--- PROBLEM REQUIREMENTS ---
Look through the listing below and report how many lines contain "with", as a bare number.

[Source code of charts]
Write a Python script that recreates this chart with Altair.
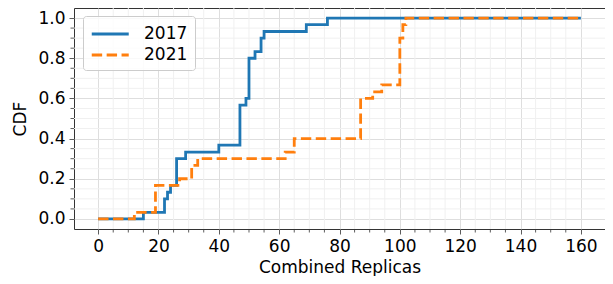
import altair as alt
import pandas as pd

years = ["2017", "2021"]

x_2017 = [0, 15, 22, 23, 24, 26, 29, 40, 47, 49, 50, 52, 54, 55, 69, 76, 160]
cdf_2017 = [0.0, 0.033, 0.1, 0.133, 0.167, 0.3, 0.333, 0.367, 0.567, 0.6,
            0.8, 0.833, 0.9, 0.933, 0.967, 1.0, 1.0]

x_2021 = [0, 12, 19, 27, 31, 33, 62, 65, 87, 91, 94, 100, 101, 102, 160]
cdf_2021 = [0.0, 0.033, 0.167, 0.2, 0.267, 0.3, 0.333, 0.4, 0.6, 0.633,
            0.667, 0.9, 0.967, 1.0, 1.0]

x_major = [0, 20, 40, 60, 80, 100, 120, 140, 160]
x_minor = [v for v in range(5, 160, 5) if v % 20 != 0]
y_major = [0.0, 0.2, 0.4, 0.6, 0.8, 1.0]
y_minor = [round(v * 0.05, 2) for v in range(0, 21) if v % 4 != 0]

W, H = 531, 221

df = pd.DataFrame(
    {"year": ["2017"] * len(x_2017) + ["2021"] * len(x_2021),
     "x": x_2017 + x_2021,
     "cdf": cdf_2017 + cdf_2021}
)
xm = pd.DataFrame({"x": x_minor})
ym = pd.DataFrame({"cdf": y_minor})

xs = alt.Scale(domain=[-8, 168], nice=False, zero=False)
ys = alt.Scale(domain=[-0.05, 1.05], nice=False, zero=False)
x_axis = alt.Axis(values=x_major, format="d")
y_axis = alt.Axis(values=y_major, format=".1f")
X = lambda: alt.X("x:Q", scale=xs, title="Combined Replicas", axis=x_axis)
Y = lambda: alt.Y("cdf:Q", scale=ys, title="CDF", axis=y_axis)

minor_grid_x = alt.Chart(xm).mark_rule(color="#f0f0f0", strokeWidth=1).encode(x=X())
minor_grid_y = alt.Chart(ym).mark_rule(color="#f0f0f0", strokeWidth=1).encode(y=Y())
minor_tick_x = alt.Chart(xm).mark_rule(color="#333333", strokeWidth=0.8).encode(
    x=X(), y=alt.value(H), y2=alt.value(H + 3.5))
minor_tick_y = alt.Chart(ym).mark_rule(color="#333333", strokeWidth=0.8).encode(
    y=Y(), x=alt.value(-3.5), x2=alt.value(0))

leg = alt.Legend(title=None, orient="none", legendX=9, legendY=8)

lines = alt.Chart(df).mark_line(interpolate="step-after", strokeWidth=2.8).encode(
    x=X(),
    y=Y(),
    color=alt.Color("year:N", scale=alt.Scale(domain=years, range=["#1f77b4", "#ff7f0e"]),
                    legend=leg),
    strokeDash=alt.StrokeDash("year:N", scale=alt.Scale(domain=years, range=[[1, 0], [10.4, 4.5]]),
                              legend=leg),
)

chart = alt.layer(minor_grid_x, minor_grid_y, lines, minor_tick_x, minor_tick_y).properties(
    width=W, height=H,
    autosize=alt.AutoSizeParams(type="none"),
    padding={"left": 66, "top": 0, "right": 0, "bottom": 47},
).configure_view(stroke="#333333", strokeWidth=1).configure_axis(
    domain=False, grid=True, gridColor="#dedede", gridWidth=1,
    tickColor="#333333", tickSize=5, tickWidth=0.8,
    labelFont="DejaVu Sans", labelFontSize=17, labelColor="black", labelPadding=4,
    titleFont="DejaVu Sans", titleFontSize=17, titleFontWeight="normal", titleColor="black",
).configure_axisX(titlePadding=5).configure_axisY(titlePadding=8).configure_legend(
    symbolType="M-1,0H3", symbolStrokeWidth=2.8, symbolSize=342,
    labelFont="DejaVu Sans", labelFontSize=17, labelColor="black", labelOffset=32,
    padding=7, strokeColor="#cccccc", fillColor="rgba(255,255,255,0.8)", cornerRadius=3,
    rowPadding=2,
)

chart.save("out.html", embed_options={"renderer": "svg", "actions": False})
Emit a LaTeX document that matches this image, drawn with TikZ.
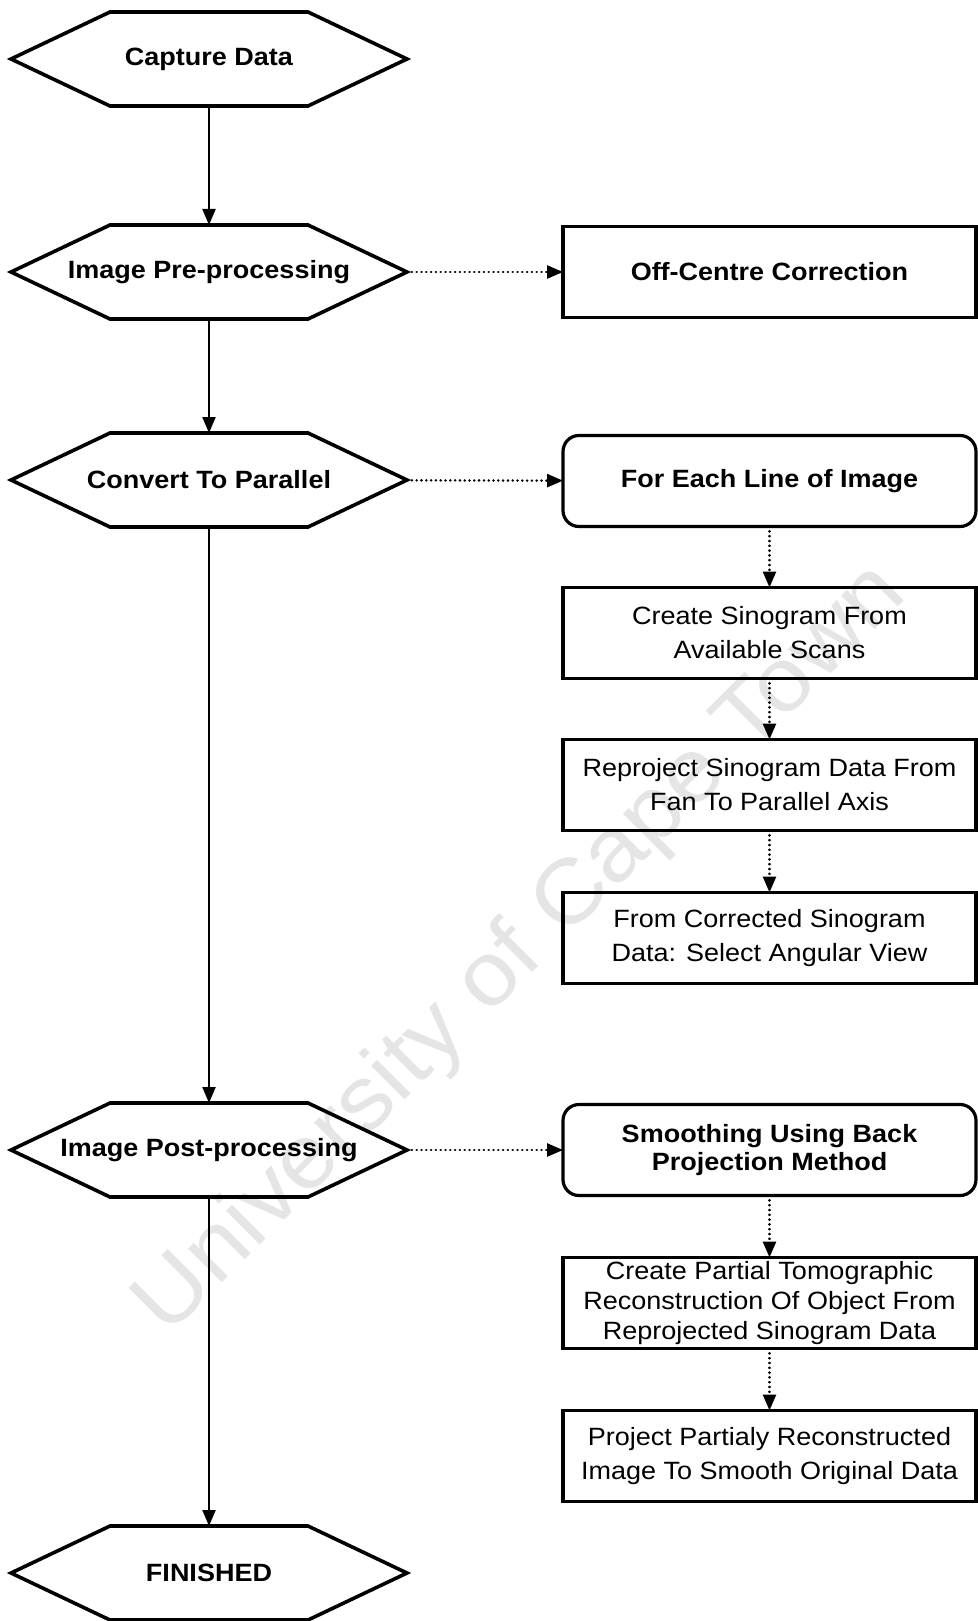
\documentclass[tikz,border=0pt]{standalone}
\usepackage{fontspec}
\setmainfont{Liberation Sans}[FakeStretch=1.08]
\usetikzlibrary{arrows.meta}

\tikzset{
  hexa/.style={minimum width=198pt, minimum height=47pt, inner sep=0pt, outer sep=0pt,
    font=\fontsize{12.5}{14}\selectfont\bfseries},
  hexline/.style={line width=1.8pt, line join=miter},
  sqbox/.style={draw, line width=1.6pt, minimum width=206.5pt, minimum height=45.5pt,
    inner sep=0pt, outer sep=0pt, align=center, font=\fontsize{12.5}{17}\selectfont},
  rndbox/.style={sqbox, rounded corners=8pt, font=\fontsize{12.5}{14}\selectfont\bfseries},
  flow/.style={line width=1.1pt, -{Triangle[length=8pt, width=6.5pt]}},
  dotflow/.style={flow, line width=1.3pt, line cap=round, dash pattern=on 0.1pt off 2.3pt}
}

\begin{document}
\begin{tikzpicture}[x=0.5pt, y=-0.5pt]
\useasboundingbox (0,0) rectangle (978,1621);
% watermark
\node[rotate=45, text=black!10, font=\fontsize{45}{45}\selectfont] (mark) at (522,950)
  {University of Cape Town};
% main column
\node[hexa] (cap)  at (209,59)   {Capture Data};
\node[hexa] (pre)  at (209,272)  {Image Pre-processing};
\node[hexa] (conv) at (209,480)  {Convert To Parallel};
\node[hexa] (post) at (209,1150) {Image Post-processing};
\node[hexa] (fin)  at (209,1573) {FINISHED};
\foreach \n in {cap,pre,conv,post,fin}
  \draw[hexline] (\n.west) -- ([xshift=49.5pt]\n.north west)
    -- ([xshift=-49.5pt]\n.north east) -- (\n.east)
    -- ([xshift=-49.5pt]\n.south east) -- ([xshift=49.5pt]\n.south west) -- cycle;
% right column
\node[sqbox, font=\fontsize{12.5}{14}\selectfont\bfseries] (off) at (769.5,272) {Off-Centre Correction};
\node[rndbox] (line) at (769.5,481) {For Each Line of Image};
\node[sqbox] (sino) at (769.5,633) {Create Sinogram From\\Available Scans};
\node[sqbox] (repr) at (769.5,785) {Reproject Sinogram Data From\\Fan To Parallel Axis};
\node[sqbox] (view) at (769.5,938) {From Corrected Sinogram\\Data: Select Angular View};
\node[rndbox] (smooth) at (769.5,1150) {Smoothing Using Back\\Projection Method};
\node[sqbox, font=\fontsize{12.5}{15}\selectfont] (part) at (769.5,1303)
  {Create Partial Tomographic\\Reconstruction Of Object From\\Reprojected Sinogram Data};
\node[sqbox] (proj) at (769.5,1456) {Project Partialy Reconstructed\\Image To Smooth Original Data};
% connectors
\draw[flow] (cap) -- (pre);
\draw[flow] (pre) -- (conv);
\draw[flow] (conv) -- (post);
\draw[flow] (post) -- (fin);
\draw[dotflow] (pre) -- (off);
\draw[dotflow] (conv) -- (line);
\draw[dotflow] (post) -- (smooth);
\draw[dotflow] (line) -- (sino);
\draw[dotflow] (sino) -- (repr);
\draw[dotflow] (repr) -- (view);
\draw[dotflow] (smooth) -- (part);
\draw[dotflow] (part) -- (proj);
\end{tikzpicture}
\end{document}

--- FULL OUTPUT ---
2